São Paulo não fica tão longe assim do Rio de Janeiro, nem o Rio é tão desimportante para o Brasil, a ponto de justificar a provinciana discrição com que O Estado chamou na primeira página a tragédia da Sexta-Feira Santa na Favela da Rocinha.
Está certo que não precisaria dar, como O Globo, uma manchete de duas linhas atravessando a página, em tipos enormes (‘Guerra do tráfico mata 5 e impõe terror na Zona Sul’).
Mas a chamadinha de 13 linhas, quase no pé da página, é de uma insensibilidade chocante. A Folha, pelo menos, deu ao caso o segundo título mais importante da página (‘Guerra do tráfico por favela do Rio mata 5’, em quatro colunas).
E se é para considerar o inferno iraquiano mais importante do que o banditismo carioca – o que faz sentido em jornais de outros estados –, manchete melhor é ‘Caos marca 1 ano da queda de Saddam’ (da Folha) do que ‘EUA recuperam Kut; rebeldes fazem mais reféns’ (do Estadão).
Os pingos nos iis do enriquecimento
Louve-se o colunista Nelson de Sá, da Folha, por ter lembrado em ‘Toda mídia’ que, já em 19 de dezembro, o repórter Ricardo Baltazar publicou no Valor uma matéria com todas as informações – menos as críticas americanas ecoadas em texto de primeira página do Washington Post do último dia 4 – sobre as inspeções da AIEA às instalações de enriquecimento de urânio em Resende.

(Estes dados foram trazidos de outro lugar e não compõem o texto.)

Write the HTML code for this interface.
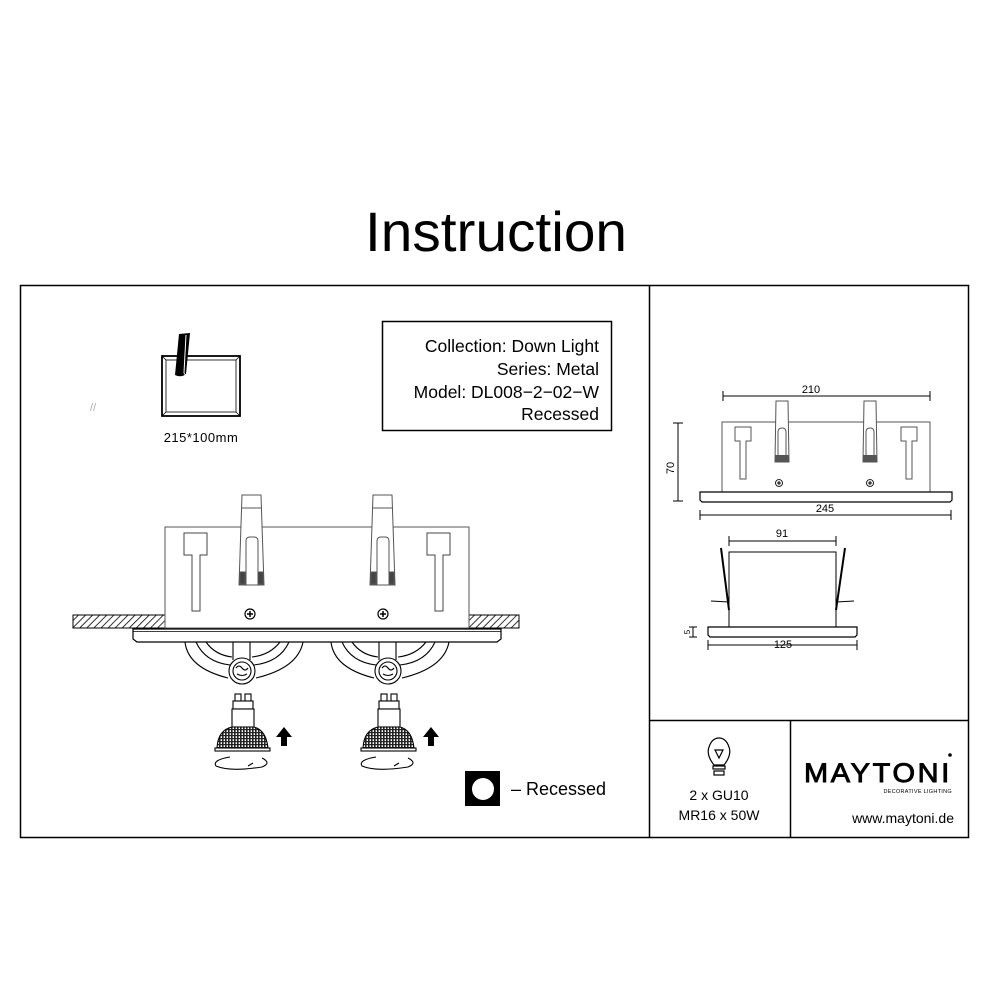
<!DOCTYPE html>
<html><head><meta charset="utf-8"><style>
html,body{margin:0;padding:0;background:#fff;}
svg{display:block;}
text{font-family:"Liberation Sans",Arial,sans-serif;fill:#000;}
</style></head><body>
<svg width="1000" height="1000" viewBox="0 0 1000 1000" xmlns="http://www.w3.org/2000/svg">
<defs>
<pattern id="hatch" width="5" height="5" patternUnits="userSpaceOnUse" patternTransform="rotate(45)">
<line x1="0" y1="0" x2="0" y2="5" stroke="#000" stroke-width="1.6"/>
</pattern>
<pattern id="grid" width="3" height="3" patternUnits="userSpaceOnUse">
<rect width="3" height="3" fill="#fff"/><rect width="1.6" height="3" fill="#222"/><rect width="3" height="1.2" fill="#222"/>
</pattern>
<g id="clip" fill="#fff" stroke="#555" stroke-width="1">
<path d="M242 495 L261 495 L264 585 L239 585 Z"/>
<line x1="242" y1="508" x2="261" y2="508"/>
<path d="M246 585 L246 541 Q246 537 250 537 L254 537 Q258 537 258 541 L258 585" fill="none"/>
<rect x="240" y="572" width="5" height="12" fill="#444"/><rect x="258" y="572" width="5" height="12" fill="#444"/>
</g>
<g id="tee" fill="#fff" stroke="#444" stroke-width="1">
<path d="M0 0 H23 V22 H16 V78 H8 V22 H0 Z"/>
</g>
<g id="screw">
<circle cx="0" cy="0" r="5" fill="#fff" stroke="#000" stroke-width="1.2"/>
<path d="M-3 0 H3 M0 -3 V3" stroke="#000" stroke-width="1.5"/>
</g>
<g id="lamp" fill="none" stroke="#000" stroke-width="1.1">
<path d="M185 642 Q188 668 228 678"/>
<path d="M303 642 Q298 668 256 678"/>
<path d="M196 642 Q205 662 230 665"/>
<path d="M289 642 Q280 662 254 665"/>
<path d="M206 642 Q215 655 232 657"/>
<path d="M280 642 Q270 655 252 657"/>
<line x1="233" y1="642" x2="233" y2="660"/><line x1="250" y1="642" x2="250" y2="660"/>
<circle cx="242" cy="671" r="13" fill="#fff"/>
<circle cx="242" cy="671" r="9"/>
<path d="M236 668 q3 -4 6 0 q3 4 6 0 M237 674 q5 3 10 0"/>
<rect x="235" y="694" width="6" height="7" fill="#fff"/><rect x="245" y="694" width="6" height="7" fill="#fff"/>
<rect x="233" y="701" width="20" height="8" fill="#fff"/>
<rect x="232" y="709" width="22" height="18" fill="#fff"/>
<path d="M232 727 Q218 730 217 748 L268 748 Q266 730 254 727 Z" fill="url(#grid)"/>
<rect x="215" y="748" width="55" height="3" fill="#fff"/>
<path d="M230 757 Q212 760 216 766 Q230 772 262 767 Q272 763 262 758 M248 766 l5 -3" />
</g>
<g id="arrow"><path d="M0 -10 L8 0 L3 0 L3 9 L-3 9 L-3 0 L-8 0 Z" fill="#000"/></g>
</defs>

<text x="496" y="251" font-size="56" text-anchor="middle" textLength="262" lengthAdjust="spacingAndGlyphs">Instruction</text>

<rect x="20.5" y="285.5" width="948" height="552" fill="none" stroke="#000" stroke-width="1.5"/>
<line x1="649.5" y1="285" x2="649.5" y2="838" stroke="#000" stroke-width="1.5"/>
<line x1="649" y1="720.5" x2="969" y2="720.5" stroke="#000" stroke-width="1.5"/>
<line x1="790.5" y1="720" x2="790.5" y2="838" stroke="#000" stroke-width="1.5"/>

<rect x="382.5" y="321.5" width="229" height="109" fill="none" stroke="#000" stroke-width="1.5"/>
<g font-size="17.5" text-anchor="end">
<text x="599" y="352">Collection: Down Light</text>
<text x="599" y="375">Series: Metal</text>
<text x="599" y="398">Model: DL008−2−02−W</text>
<text x="599" y="420">Recessed</text>
</g>

<g stroke="#000" fill="none">
<rect x="162" y="356" width="78" height="60" stroke-width="1.8"/>
<rect x="166" y="360" width="70" height="52" stroke-width="0.8"/>
<path d="M162 356 L166 360 M240 356 L236 360 M162 416 L166 412 M240 416 L236 412" stroke-width="0.8"/>
</g>
<path d="M179 334 L190 333 L186 374 Q181 378 175 375 Z" fill="#000"/>
<path d="M186 335 L184 373 Q188 378 186 378" stroke="#fff" stroke-width="1" fill="none"/>
<text x="90" y="411" font-size="11" style="fill:#aaa">//</text>
<text x="201" y="442" font-size="13" text-anchor="middle" letter-spacing="0.5">215*100mm</text>

<rect x="73" y="615" width="92" height="13" fill="url(#hatch)" stroke="#000" stroke-width="1"/>
<rect x="469" y="615" width="50" height="13" fill="url(#hatch)" stroke="#000" stroke-width="1"/>
<rect x="165" y="527" width="304" height="101" fill="#fff" stroke="#555" stroke-width="1"/>
<use href="#clip"/>
<use href="#clip" transform="translate(131 0)"/>
<use href="#tee" transform="translate(184 533)"/>
<use href="#tee" transform="translate(427 533)"/>
<use href="#screw" transform="translate(250 614)"/>
<use href="#screw" transform="translate(383 614)"/>
<path d="M133 629 H501 V639 L497 642 H137 L133 639 Z" fill="#fff" stroke="#000" stroke-width="1.2"/>
<line x1="133" y1="631.5" x2="501" y2="631.5" stroke="#000" stroke-width="0.8"/>
<use href="#lamp"/>
<use href="#lamp" transform="translate(146 0)"/>
<use href="#arrow" transform="translate(284 737)"/>
<use href="#arrow" transform="translate(431 737)"/>

<rect x="465" y="771" width="35" height="35" fill="#000"/>
<circle cx="483" cy="789" r="11" fill="#fff"/>
<text x="511" y="795" font-size="18">– Recessed</text>

<g stroke="#000" stroke-width="1" fill="none">
<line x1="723" y1="396" x2="930" y2="396"/><line x1="723" y1="391" x2="723" y2="401"/><line x1="930" y1="391" x2="930" y2="401"/>
<line x1="678" y1="423" x2="678" y2="501"/><line x1="673" y1="423" x2="683" y2="423"/><line x1="673" y1="501" x2="683" y2="501"/>
<line x1="700" y1="515" x2="951" y2="515"/><line x1="700" y1="510" x2="700" y2="520"/><line x1="951" y1="510" x2="951" y2="520"/>
<rect x="722" y="422" width="208" height="70" fill="#fff" stroke="#555"/>
<path d="M700 492 H952 V500 L950 502 H702 L700 500 Z" fill="#fff" stroke-width="1.2"/>
<line x1="729" y1="541" x2="836" y2="541"/><line x1="729" y1="536" x2="729" y2="546"/><line x1="836" y1="536" x2="836" y2="546"/>
<rect x="729" y="552" width="107" height="75" fill="#fff"/>
<path d="M708 627 H857 V635 L855 637 H710 L708 635 Z" fill="#fff" stroke-width="1.2"/>
<line x1="708" y1="645" x2="857" y2="645"/><line x1="708" y1="640" x2="708" y2="650"/><line x1="857" y1="640" x2="857" y2="650"/>
<line x1="693" y1="627" x2="693" y2="637"/><line x1="689" y1="627" x2="697" y2="627"/><line x1="689" y1="637" x2="697" y2="637"/>
<path d="M721 548 L729 610" stroke-width="2"/><path d="M711 601 L729 602"/>
<path d="M845 548 L836 610" stroke-width="2"/><path d="M854 601 L836 602"/>
</g>
<g fill="#fff" stroke="#555" stroke-width="1">
<path d="M776 401 H788 L789 462 H775 Z"/><path d="M778 462 V432 Q778 428 782 428 Q786 428 786 432 V462" fill="none"/>
<path d="M864 401 H876 L877 462 H863 Z"/><path d="M866 462 V432 Q866 428 870 428 Q874 428 874 432 V462" fill="none"/>
<path d="M735 427 H751 V441 H746 V479 H740 V441 H735 Z"/>
<path d="M901 427 H917 V441 H912 V479 H906 V441 H901 Z"/>
</g>
<rect x="775" y="455" width="14" height="7" fill="#555"/><rect x="863" y="455" width="14" height="7" fill="#555"/>
<use href="#screw" transform="translate(779 483) scale(0.7)"/>
<use href="#screw" transform="translate(870 483) scale(0.7)"/>
<g font-size="11" text-anchor="middle">
<text x="811" y="393">210</text>
<text x="825" y="512">245</text>
<text x="782" y="537">91</text>
<text x="783" y="648">125</text>
<text x="0" y="0" transform="translate(674 468) rotate(-90)">70</text>
<text x="0" y="0" font-size="8" transform="translate(690 632) rotate(-90)">5</text>
</g>

<g fill="none" stroke="#000" stroke-width="1.2">
<path d="M714 765 Q706 755 709 747 Q712 738 719 738 Q726 738 729 747 Q732 755 724 765 Z"/>
<path d="M715 750 L723 750 L719 758 Z"/>
<rect x="713" y="766" width="12" height="3"/>
<rect x="714" y="771" width="10" height="4"/>
</g>
<text x="719" y="800" font-size="14" text-anchor="middle">2 x GU10</text>
<text x="719" y="820" font-size="14" text-anchor="middle">MR16 x 50W</text>

<text x="878" y="782" font-size="27" text-anchor="middle" letter-spacing="2.5" stroke="#000" stroke-width="0.9" textLength="148" lengthAdjust="spacingAndGlyphs">MAYTONI</text>
<circle cx="950" cy="755" r="1.8" fill="#000"/>
<text x="952" y="793" font-size="5.5" text-anchor="end" letter-spacing="0.3">DECORATIVE LIGHTING</text>
<text x="954" y="823" font-size="14" text-anchor="end">www.maytoni.de</text>
</svg>
</body></html>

E louvem-se o Estado e a Folha por terem cedido espaço a um dos maiores especialistas brasileiros em energia e política nuclear, o físico (e secretário do Meio Ambiente do governo paulista), José Goldemberg, para que implodisse a patriotada de que a finalidade das inspeções a que o governo resiste é desvendar os segredos tecnológicos do Brasil nessa matéria.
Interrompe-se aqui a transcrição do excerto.